Figure C shows the union coverage rates for auto manufacturing workers by region in 2010, 2019, and 2022. The figure shows that auto manufacturing workers in the South have the lowest union coverage rate of any region. In 2022, the union coverage rate across the South was just 4.5%—compared with 7% in the West, 15.4% in the Northeast, and 25.8% in the Midwest. Figure C also shows that while union coverage rates among auto manufacturing workers saw a decline between 2010 and 2019, they were on the rise again by 2022 in all regions except the South.

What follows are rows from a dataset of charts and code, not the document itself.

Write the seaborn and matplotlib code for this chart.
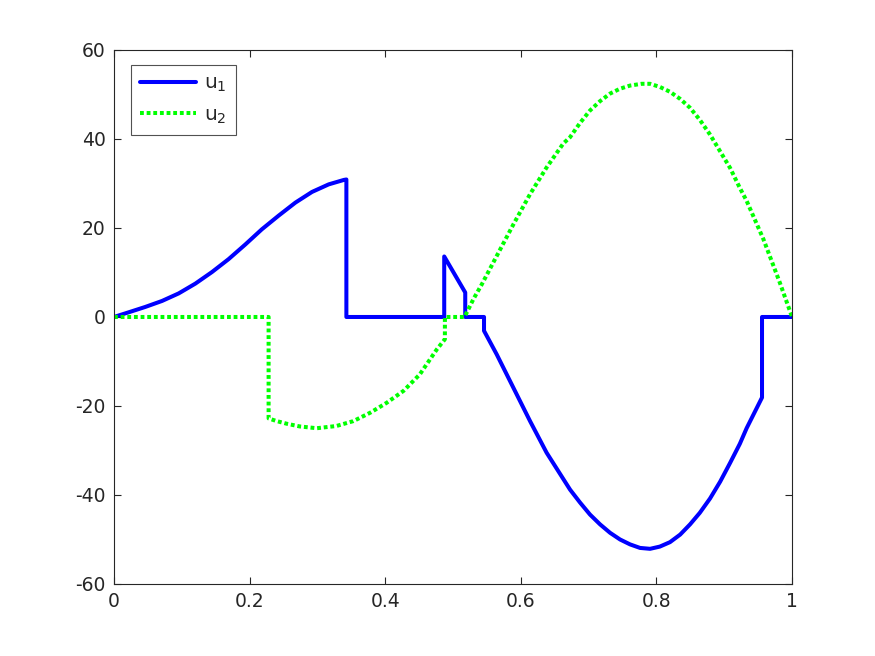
import matplotlib
matplotlib.use('Agg')
import matplotlib.pyplot as plt
import seaborn as sns
import pandas as pd

# values
x1 = [0, 0.0216, 0.046, 0.0708, 0.0954, 0.12, 0.1445, 0.169, 0.1937, 0.218, 0.243, 0.2675,
      0.292, 0.3166, 0.339, 0.3427, 0.3427,
      0.487, 0.487, 0.518, 0.518, 0.5457, 0.5457, 0.5644, 0.589, 0.6136, 0.638,
      0.6726, 0.6873, 0.702, 0.7168, 0.7316, 0.7463, 0.761, 0.7758, 0.7906, 0.805, 0.82,
      0.835, 0.8496, 0.864, 0.879, 0.894, 0.9086, 0.923, 0.933, 0.9557, 0.9557, 1.0]
u1 = [0, 1.05, 2.25, 3.6, 5.3, 7.5, 10.1, 13.0, 16.3, 19.7, 22.8, 25.7,
      28.1, 29.8, 30.8, 30.9, 0,
      0, 13.6, 5.5, 0, 0, -3.1, -8.4, -15.9, -23.4, -30.5,
      -38.8, -41.7, -44.4, -46.6, -48.5, -50.0, -51.1, -51.9, -52.1, -51.6, -50.6,
      -48.9, -46.6, -44.0, -40.8, -37.0, -32.8, -28.5, -25.0, -18.1, 0, 0]

x2 = [0, 0.228, 0.228, 0.24, 0.255, 0.274, 0.299, 0.328, 0.353, 0.378, 0.402, 0.427, 0.451,
      0.476, 0.488, 0.488,
      0.517, 0.53, 0.5423, 0.5644, 0.589, 0.6136, 0.638, 0.6627, 0.6726, 0.6873, 0.702,
      0.7168, 0.7316, 0.7463, 0.761, 0.778, 0.7906, 0.805, 0.82, 0.835, 0.8496, 0.864,
      0.879, 0.894, 0.9086, 0.923, 0.933, 0.9577, 0.982, 1.0]
u2 = [0, 0, -22.8, -23.4, -24.0, -24.6, -25.0, -24.5, -23.4, -21.5, -19.3, -16.6, -12.9,
      -7.3, -5.0, 0,
      0, 4.0, 7.3, 13.7, 20.8, 27.6, 33.6, 39.0, 40.4, 43.6, 46.4,
      48.5, 50.2, 51.3, 52.0, 52.4, 52.4, 51.7, 50.6, 49.0, 47.0, 44.3,
      41.0, 37.2, 33.5, 29.0, 26.1, 17.5, 7.7, 0]

xticks = [0, 0.2, 0.4, 0.6, 0.8, 1]
xticklabels = ['0', '0.2', '0.4', '0.6', '0.8', '1']
yticks = [-60, -40, -20, 0, 20, 40, 60]

df1 = pd.DataFrame({'x': x1, 'u': u1})
df2 = pd.DataFrame({'x': x2, 'u': u2})

sns.set_style('white')
plt.rcParams['font.family'] = ['DejaVu Sans']
plt.rcParams['mathtext.default'] = 'regular'
plt.rcParams['axes.unicode_minus'] = False

dark = (0.15, 0.15, 0.15)
fig = plt.figure(figsize=(8.75, 6.56), dpi=100)
ax = fig.add_axes([0.1303, 0.1098, 0.7749, 0.814])

sns.lineplot(data=df1, x='x', y='u', sort=False, estimator=None, color=(0, 0, 1),
             lw=2.9, ax=ax, label='u$_1$')
sns.lineplot(data=df2, x='x', y='u', sort=False, estimator=None, color=(0, 1, 0),
             lw=2.9, ax=ax, label='u$_2$')
ax.lines[0].set_solid_joinstyle('round')
ax.lines[1].set_dashes((0.95, 0.7))
ax.lines[1].set_dash_capstyle('butt')

ax.set_xlim(0, 1)
ax.set_ylim(-60, 60)
ax.set_xticks(xticks)
ax.set_xticklabels(xticklabels)
ax.set_yticks(yticks)
ax.set_xlabel('')
ax.set_ylabel('')
for s in ax.spines.values():
    s.set_visible(True)
    s.set_color(dark)
    s.set_linewidth(0.8)
ax.tick_params(direction='in', length=5, width=0.8, color=dark, labelcolor=dark,
               labelsize=13.5, top=True, right=True, bottom=True, left=True, pad=6)

leg = ax.legend(loc='upper left', bbox_to_anchor=(0.025, 0.972), fontsize=14.5,
                frameon=True, fancybox=False, handlelength=2.8, borderpad=0.45,
                labelspacing=0.55, handletextpad=0.4, borderaxespad=0)
leg.get_frame().set_edgecolor(dark)
leg.get_frame().set_linewidth(0.8)
for t in leg.get_texts():
    t.set_color(dark)
for h in leg.get_lines():
    h.set_linewidth(2.9)
leg.get_lines()[1].set_dashes((0.95, 0.7))

fig.savefig('out.png', dpi=100, facecolor='white')
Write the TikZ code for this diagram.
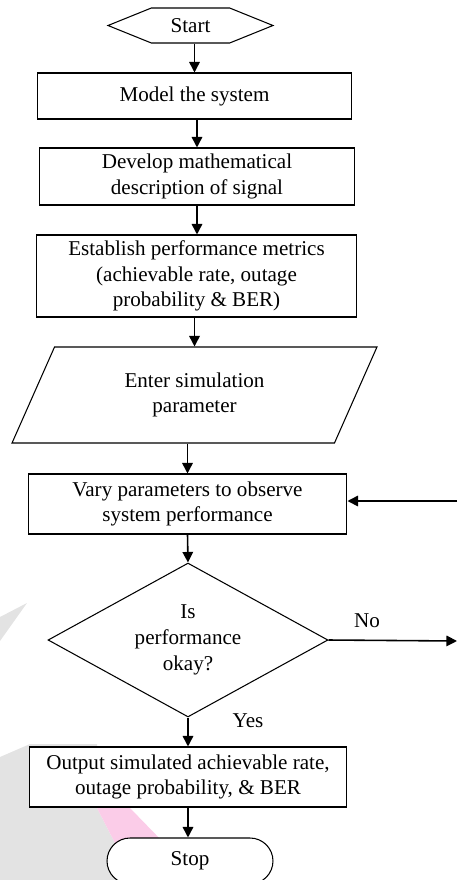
\documentclass[tikz,border=0pt]{standalone}
\usepackage{fontspec}
\setmainfont{Liberation Serif}
\usetikzlibrary{arrows.meta,shapes.geometric,shapes.symbols,shapes.misc,backgrounds}

\begin{document}
\begin{tikzpicture}[x=0.02cm, y=-0.02cm,
    every node/.style={font=\fontsize{12pt}{14.6pt}\selectfont, align=center},
    box/.style={draw, fill=white, line width=0.6pt, inner sep=0pt},
    arr/.style={-{Triangle[length=6pt,width=6pt]}, line width=0.9pt}]
  \useasboundingbox (0,0) rectangle (457,880);

  \node[box, shape=signal, signal to=west and east, signal pointer angle=44, minimum width=3.3cm, minimum height=0.7cm] (start) at (190.5,25.5) {Start};
  \node[box, minimum width=6.3cm, minimum height=0.92cm] (model) at (194.5,96) {Model the system};
  \node[box, minimum width=6.32cm, minimum height=1.14cm] (develop) at (197,176.5) {Develop mathematical\\description of signal};
  \node[box, minimum width=6.42cm, minimum height=1.64cm] (metrics) at (196.5,276) {Establish performance metrics\\(achievable rate, outage\\probability \& BER)};
  \node[box, trapezium, trapezium left angle=46.5, trapezium right angle=133.5, trapezium stretches body, minimum width=7.3cm, minimum height=1.92cm] (enter) at (194.5,395) {Enter simulation\\parameter};
  \node[box, minimum width=6.38cm, minimum height=1.2cm] (vary) at (187.5,504) {Vary parameters to observe\\system performance};
  \node[box, diamond, aspect=2, minimum width=5.6cm, minimum height=3.08cm] (okay) at (188,640) {Is\\performance\\okay?};
  \node[box, minimum width=6.36cm, minimum height=1.2cm] (output) at (188,777) {Output simulated achievable rate,\\outage probability, \& BER};
  \node[box, rounded rectangle, minimum width=3.32cm, minimum height=0.92cm] (stop) at (190,861) {Stop};

  % loose ends at the right border
  \coordinate (back) at (457,501);
  \coordinate (no) at (457,641);

  \draw[arr] (start.south -| model.north) -- (model.north);
  \draw[arr] (model.south -| develop.north) -- (develop.north);
  \draw[arr] (develop.south) -- (develop.south |- metrics.north);
  \draw[arr] (metrics.south -| enter.north) -- (enter.north);
  \draw[arr] (enter.south -| vary.north) -- (vary.north);
  \draw[arr] (vary.south) -- (okay.north);
  \draw[arr] (okay.south) -- node[pos=0.12, right=0.76cm] {Yes} (okay.south |- output.north);
  \draw[arr] (output.south) -- (output.south |- stop.north);
  \draw[arr] (okay.east) -- node[pos=0.3, above=0.12cm] {No} (no);
  \draw[arr] (back) -- (back -| vary.east);

  \begin{scope}[on background layer]
    \fill[gray!22] (0,617) -- (27,603) -- (0,641) -- cycle;
    \fill[gray!22] (0,757) -- (30,744) -- (97,744) -- (97,808) -- (134,880) -- (0,880) -- cycle;
    \fill[magenta!20] (97,808) -- (130,808) -- (200,880) -- (134,880) -- cycle;
  \end{scope}
\end{tikzpicture}
\end{document}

The South is the only region with continuously declining union coverage rates: Unionization rates by region 2010, 2019, and 2022
2010 | 2019 | 2022 | |
---|---|---|---|
Midwest | 27.6% | 21.9% | 25.8% |
Northeast | 15.0% | 10.4% | 15.4% |
West | 6.6% | 5.1% | 7.0% |
South | 10.4% | 7.5% | 4.5% |
Source: EPI analysis of the Current Population Survey.
In the absence of worker-friendly policies that ensure workers are paid a living wage and have a safe work environment, unions empower workers to demand these basic benefits from their employers. The low union coverage rates shown in Figure C highlight obstacles preventing many Southern workers from coming together and collectively demanding these benefits.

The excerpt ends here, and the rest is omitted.